SECTION 41: Whitfield

Summary

When Whitfield hears that Addie is dying, he decides it is time to confess to Anse and the family his sin of adultery. He crosses the river and Tull tells him that Addie has already died. He goes to the funeral claiming that he intends to confess, but only says, "God’s grace upon this house."

Notes

Whitfield speaks like a fire-and-brimstone preacher, but his narrative suggests a reluctance to live up to his own standards. Whitfield (and Cora) represents organized religion in this novel, and through him we can see a critique of the hypocrisy of it. Whitfield cannot take responsibility for his own sins and yet expects others to do so.

SECTION 42: Darl

Summary

Jewel rides ahead to Armstid’s and brings back a new team. Cash is loaded on the wagon on top of Addie’s coffin. They go to Armstid’s house where Cash is tended to. Addie’s coffin and the team are placed in the barn.

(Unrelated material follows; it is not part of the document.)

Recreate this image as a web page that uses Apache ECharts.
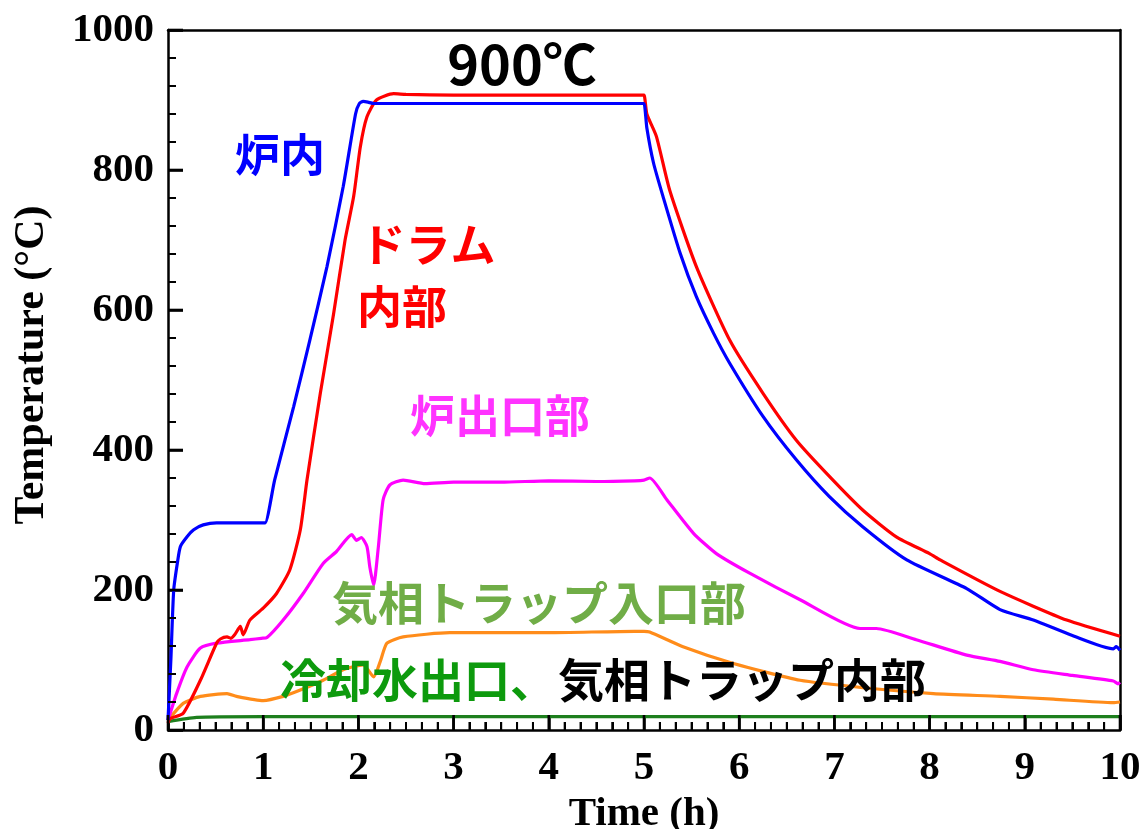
<!DOCTYPE html>
<html>
<head>
<meta charset="utf-8">
<script src="https://cdn.jsdelivr.net/npm/echarts@6/dist/echarts.min.js"></script>
<style>
html,body{margin:0;padding:0;background:#fff;}
#chart{width:1146px;height:829px;}
</style>
</head>
<body>
<div id="chart"></div>
<script>
// Time (h) / Temperature (°C)
const furnaceT = [0,0.03,0.06,0.1,0.13,0.2,0.27,0.37,0.51,0.62,0.9,0.98,1.02,1.12,1.32,1.49,1.67,1.84,1.97,2.01,2.05,2.1,2.16,3,4,4.9,4.97,5.0,5.03,5.1,5.2,5.38,5.55,5.73,5.9,6.25,6.6,6.95,7.3,7.76,8.39,8.74,9.09,9.5,9.93,9.96,10];
const furnaceV = [14,100,200,240,262,276,286,293,296,296,296,296,296,357,462,557,662,776,880,895,898,897,895,895,895,895,895,895,860,810,762,681,619,567,524,448,386,333,290,243,202,172,157,135,116,119,114];

const drumT = [0,0.02,0.16,0.34,0.51,0.55,0.62,0.66,0.7,0.76,0.79,0.86,1.0,1.14,1.28,1.39,1.46,1.6,1.74,1.86,1.95,2.02,2.09,2.19,2.37,2.5,3,4,4.9,4.97,5.0,5.03,5.13,5.27,5.55,5.9,6.25,6.6,6.95,7.3,7.65,8.0,8.11,8.74,9.44,10];
const drumV = [10,16,24,71,124,130,133,131,136,148,136,157,174,195,229,286,357,481,595,700,762,833,876,900,909,908,907,907,907,907,907,880,848,771,662,557,481,414,362,314,276,252,243,198,157,134];

const outletT = [0,0.09,0.2,0.34,0.51,0.86,0.98,1.04,1.21,1.42,1.63,1.77,1.93,1.98,2.03,2.09,2.12,2.16,2.21,2.26,2.33,2.47,2.7,3.0,3.5,4.0,4.5,4.9,5.0,5.06,5.24,5.52,5.76,6.11,6.64,7.27,7.44,7.86,8.39,8.74,9.09,9.5,9.93,9.98,10];
const outletV = [14,52,90,117,124,129,131,132,157,195,238,255,279,271,275,262,233,207,262,329,350,357,352,354,354,356,355,356,357,360,329,281,252,224,186,145,145,129,107,98,86,78,70,66,68];

const trapInT = [0,0.16,0.34,0.62,0.72,1.0,1.21,1.39,1.63,1.84,2.05,2.16,2.23,2.3,2.47,2.96,4,4.9,5.0,5.06,5.41,5.94,6.64,7.34,8.04,8.74,9.3,9.93,10];
const trapInV = [14,38,48,52,48,42,48,57,71,86,93,76,98,124,133,139,139,141,141,140,119,95,71,60,52,48,44,39,40];

const coolT = [0,0.3,1,5,10];
const coolV = [12,18,19,19,19];

const xTicks = [0,1,2,3,4,5,6,7,8,9,10];
const yTicks = [0,200,400,600,800,1000];
const xMinorSplit = 6;
const yMinorSplit = 5;

const zip = (t, v) => t.map((x, i) => [x, v[i]]);

// minor tick values between the major ticks
const xMinor = [];
for (let i = 0; i < xTicks.length - 1; i++)
  for (let k = 1; k < xMinorSplit; k++) xMinor.push(xTicks[i] + (xTicks[i+1]-xTicks[i])*k/xMinorSplit);
const yMinor = [];
for (let i = 0; i < yTicks.length - 1; i++)
  for (let k = 1; k < yMinorSplit; k++) yMinor.push(yTicks[i] + (yTicks[i+1]-yTicks[i])*k/yMinorSplit);

const serif = '"Liberation Serif","Times New Roman",serif';
const jp = '"Noto Sans CJK JP","Noto Sans",sans-serif';

const chart = echarts.init(document.getElementById('chart'));

function lineSeries(name, data, color){
  return {name, type:'line', data, showSymbol:false, symbol:'none', xAxisIndex:0, yAxisIndex:0,
    lineStyle:{color, width:3.2}, itemStyle:{color}, smooth:0.2, z:3, animation:false};
}

// inward tick marks as rect symbols placed through the axes' scales
function tickScatter(data, size, offset){
  return {type:'scatter', xAxisIndex:0, yAxisIndex:0, data, symbol:'rect', symbolSize:size,
    symbolOffset:offset, itemStyle:{color:'#000', opacity:1}, silent:true, clip:false, z:8,
    emphasis:{disabled:true}, animation:false};
}

function label(text, cx, cy, color, size){
  return {type:'text', x:cx, y:cy, style:{text, fill:color,
    font:'bold '+size+'px '+jp, textAlign:'center', textVerticalAlign:'middle'}, z:10};
}

const tickFont = {fontFamily:serif, fontWeight:'bold', fontSize:41, color:'#000'};
const frameAxis = {axisLine:{show:true, onZero:false, lineStyle:{color:'#000', width:2.5}},
  axisTick:{show:false}, axisLabel:{show:false}, splitLine:{show:false}};

chart.setOption({
  animation:false,
  backgroundColor:'#fff',
  grid:{left:168, right:26, top:30, bottom:99, outerBoundsMode:'none', containLabel:false},
  xAxis:[{type:'value', min:xTicks[0], max:xTicks[xTicks.length-1], interval:1, position:'bottom',
    name:'Time (h)', nameLocation:'middle', nameGap:54,
    nameTextStyle:{fontFamily:serif, fontWeight:'bold', fontSize:41, color:'#000'},
    axisLine:{show:true, onZero:false, lineStyle:{color:'#000', width:2.5}},
    axisTick:{show:true, inside:true, length:15, lineStyle:{color:'#000', width:2.5}},
    minorTick:{show:true, splitNumber:xMinorSplit, length:8, lineStyle:{color:'#000', width:2}},
    axisLabel:Object.assign({margin:18, formatter:v=>String(v)}, tickFont),
    splitLine:{show:false}},
    Object.assign({type:'value', min:0, max:10, position:'top'}, frameAxis)],
  yAxis:[{type:'value', min:yTicks[0], max:yTicks[yTicks.length-1], interval:200, position:'left',
    name:'Temperature (°C)', nameLocation:'middle', nameGap:115,
    nameTextStyle:{fontFamily:serif, fontWeight:'bold', fontSize:42, color:'#000', padding:[0,0,0,30]},
    axisLine:{show:true, onZero:false, lineStyle:{color:'#000', width:2.5}},
    axisTick:{show:true, inside:true, length:15, lineStyle:{color:'#000', width:2.5}},
    minorTick:{show:true, splitNumber:yMinorSplit, length:8, lineStyle:{color:'#000', width:2}},
    axisLabel:Object.assign({margin:14, formatter:v=>String(v)}, tickFont),
    splitLine:{show:false}},
    Object.assign({type:'value', min:0, max:1000, position:'right'}, frameAxis)],
  series:[
    lineSeries('冷却水出口', zip(coolT, coolV), '#1d7f1d'),
    lineSeries('気相トラップ入口部', zip(trapInT, trapInV), '#ff8c1a'),
    lineSeries('炉出口部', zip(outletT, outletV), '#ff00ff'),
    lineSeries('ドラム内部', zip(drumT, drumV), '#ff0000'),
    lineSeries('炉内', zip(furnaceT, furnaceV), '#0000ff'),
    tickScatter(xTicks.map(v => [v, yTicks[0]]), [2.6, 15], [0, -7.5]),
    tickScatter(xMinor.map(v => [v, yTicks[0]]), [2, 8], [0, -4]),
    tickScatter(yTicks.map(v => [xTicks[0], v]), [15, 2.6], [7.5, 0]),
    tickScatter(yMinor.map(v => [xTicks[0], v]), [8, 2], [4, 0])
  ],
  graphic:[
    label('900℃', 522, 64, '#000', 54),
    label('炉内', 280, 155, '#0000ff', 45),
    label('ドラム', 428, 245, '#ff0000', 45),
    label('内部', 402, 307, '#ff0000', 45),
    label('炉出口部', 500, 416, '#ff33ff', 45),
    label('気相トラップ入口部', 539, 603, '#70ad47', 46),
    {type:'text', x:280, y:680, style:{text:'冷却水出口、', fill:'#0d9a0d', font:'bold 46px '+jp, textAlign:'left', textVerticalAlign:'middle'}, z:10},
    {type:'text', x:558, y:680, style:{text:'気相トラップ内部', fill:'#000', font:'bold 46px '+jp, textAlign:'left', textVerticalAlign:'middle'}, z:10}
  ]
});
</script>
</body>
</html>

Jewel’s face and eyes are described as "two colors of wood, the wrong one pale and the wrong one dark." He goes into the barn to take care of his horse while Anse leaves to buy a new team and the rest eat.

Notes

We now know for sure that Addie’s coffin was rescued from the water. Cash is laid on top of the coffin, symbolizing his own death. Addie’s wish to be buried with her family is literally takes them with her.

Jewel is again associated with Addie. The wooden eyes of the early chapters and the drilled eyes of the coffin are recalled in this section.

Darl’s narrative is split between his thoughts and observations of Jewel which are italicized and his thoughts and observations about the rest, which are in regular type.

SECTION 43: Armstid

Summary

Armstid’s narrative begins while Anse is looking for a mule team. Littlejohn tells Armstid that a levee has broken on the route to Jefferson so that the Bundren's will have to make another detour.

Jewel tries to get Peabody to come for Cash, but since Peabody is too far away, he brings back Uncle Billy, the horse doctor. While Billy is examining him, Cash tries to say something. Dewey Dell is the one who understands him: Cash wants his tools. Darl brings them over and shows them to him, and then places them under the bed so Cash can touch them when he feels better.

Armstid hears sees buzzards circling and hears a commotion near the barn. Vardaman is chasing a buzzard that has landed on Addie’s coffin.

While Anse is away at the Snopses’ buying mules, we find out that in order to buy the mules they would have to go into debt. When Anse gets back he is told about the new detour. He is asked how he could be the team, and reluctantly says: he put a mortgage on his seeder and he took Cash’s money and Jewel’s horse. Anse justifies this by saying that if he had to go without teeth, they could go without something too.

Armstid suggests that they leave Cash at his place to convalesce, but they would not allow it. He offers them a place to stay for the night, but they choose instead to camp down the road. And he offers them food, but they insist on eating food brought from home.

In the morning, the Snopses’ team is brought up, and we discover that Jewel probably was to one to take his horse to them. Armstid assumed that he would have gotten on it and ridden to Texas before he did that, but he says that Anse has a strange kind of power over people.

Notes

The revelation that a levee on the Bundren’s route has broken is no longer tragic: it is pathetic and darkly comical. Each problem that hits them does not make them stronger, it makes the worse. No one finds Anse courageous for trying to fulfill his wife’s dying wish (curse). Anse is stealing from his children, and he is endangering Cash’s life. This trip is appearing like it will be the end of the Bundren's.